Hebrews 12:1, 7, 10–11
Any good coach knows that answer to that one. Hardship trains us; suffering perfects us. Yes, it is miserable. Yes, we gripe and complain and wish we could squirm our way out of it. But in the end, it makes us stronger and better than we were before. It sheds our excess weight. It focuses us in on what really matters. And it sets us up for success in the great contest of life.
In bringing many sons to glory, it was fitting that God, for whom and through whom everything exists, should make the author of their salvation perfect through suffering. Both the one who makes men holy and those who are made holy are of the same family. So Jesus is not ashamed to call them brothers.

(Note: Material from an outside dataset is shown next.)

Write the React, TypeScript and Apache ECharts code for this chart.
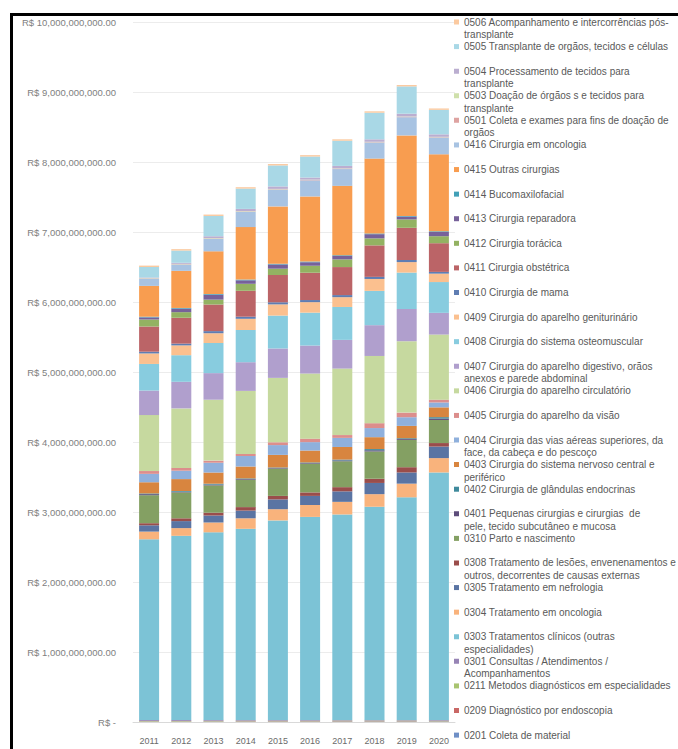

Let us fix our eyes on Jesus, the author and perfecter of our faith, who for the joy set before him endured the cross, scorning its shame, and sat down at the right hand of the throne of God. Hebrews 2:10–11; 12:2
So what is this great victory that we are training for? What gain makes all the pain worthwhile? We are being fitted for glory, qualified to live as adult kids in God’s house, to share in the inheritance of all that belongs to Him, to rule over heaven and earth along with Him. Amazingly, His firstborn Son is on board with that plan. He even subjected Himself to intensive training in order to make it possible. In the grueling race that we now run, we are merely following in His footsteps.
The Spirit himself testifies with our spirit that we are God’s children. Now if we are children, then we are heirs–heirs of God and co-heirs with Christ, if indeed we share in his sufferings in order that we may also share in his glory.

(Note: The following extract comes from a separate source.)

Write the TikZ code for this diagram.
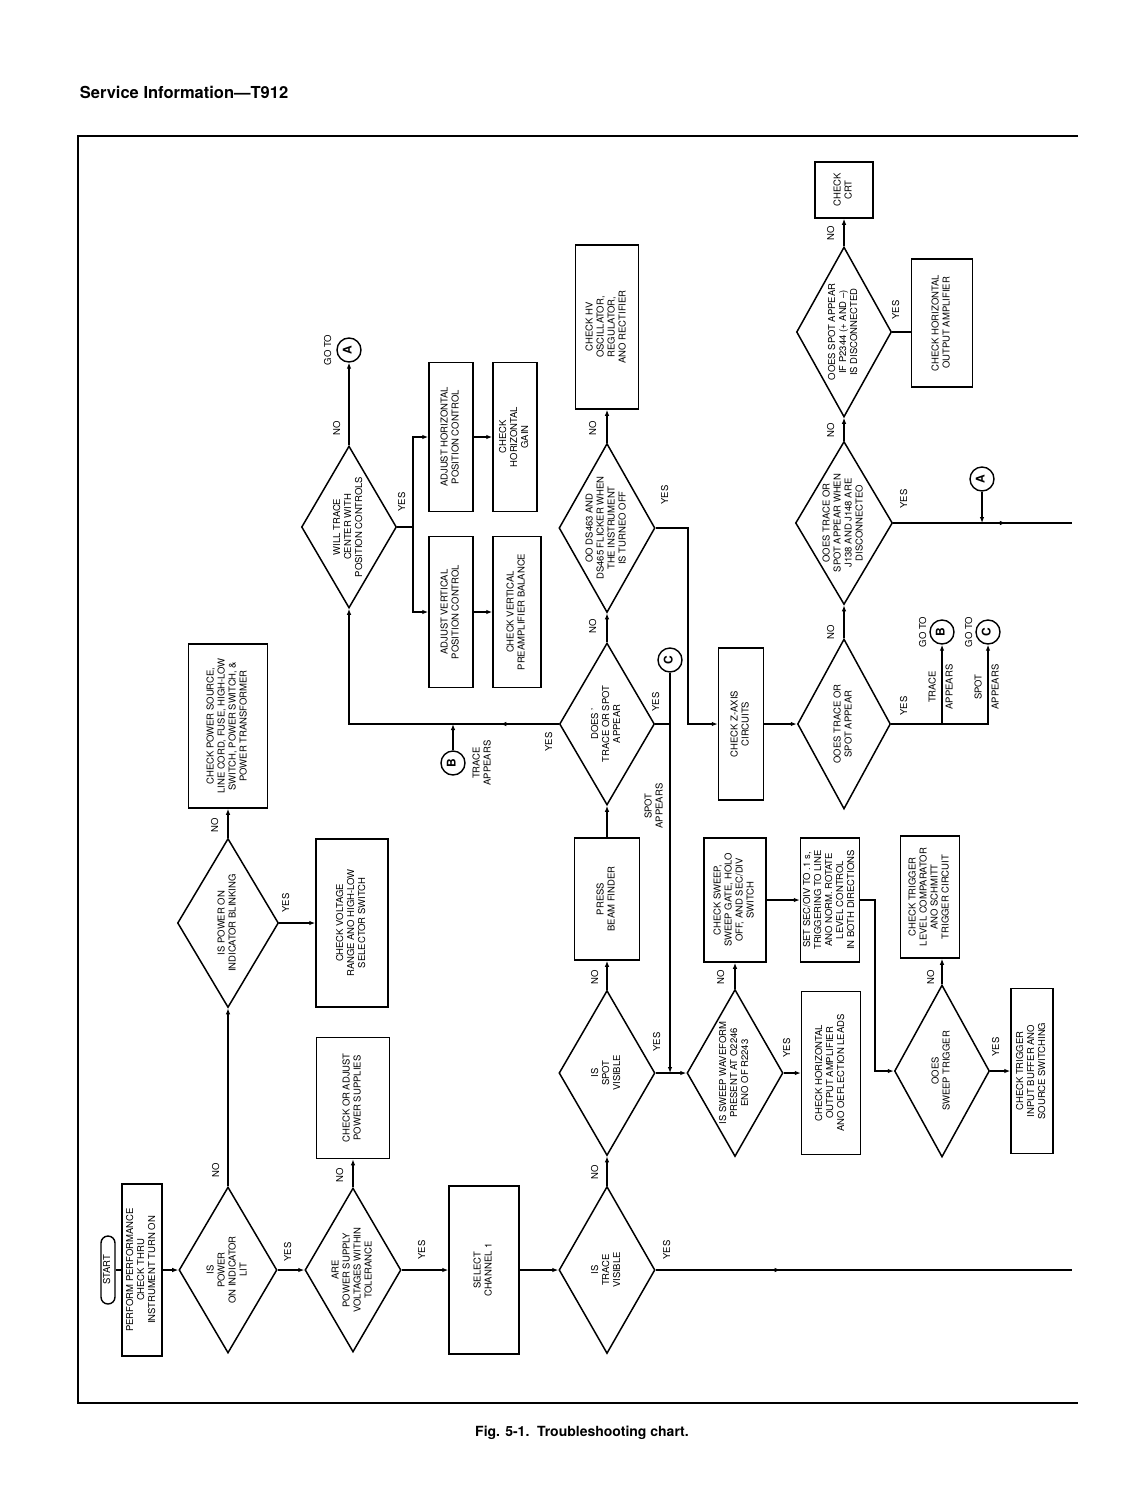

I consider that our present sufferings are not worth comparing with the glory that will be revealed in us.
Romans 8:16–18
The longer I meditate on the ways of God, the more I see a pattern emerge. He is not a God of short cuts, of easy, 3-step formulas. He does sympathize with our suffering and deliver us from trial, but not in a way that makes it all go away overnight. If anything, He orchestrates complexity and hardship in our lives in order to train us for something better than we had to start with, better than we would have thought to pursue on our own.
The hard way leads to glory.
For those God foreknew he also predestined to be conformed to the likeness of his Son, that he might be the firstborn among many brothers. And those he predestined, he also called; those he called, he also justified; those he justified, he also glorified.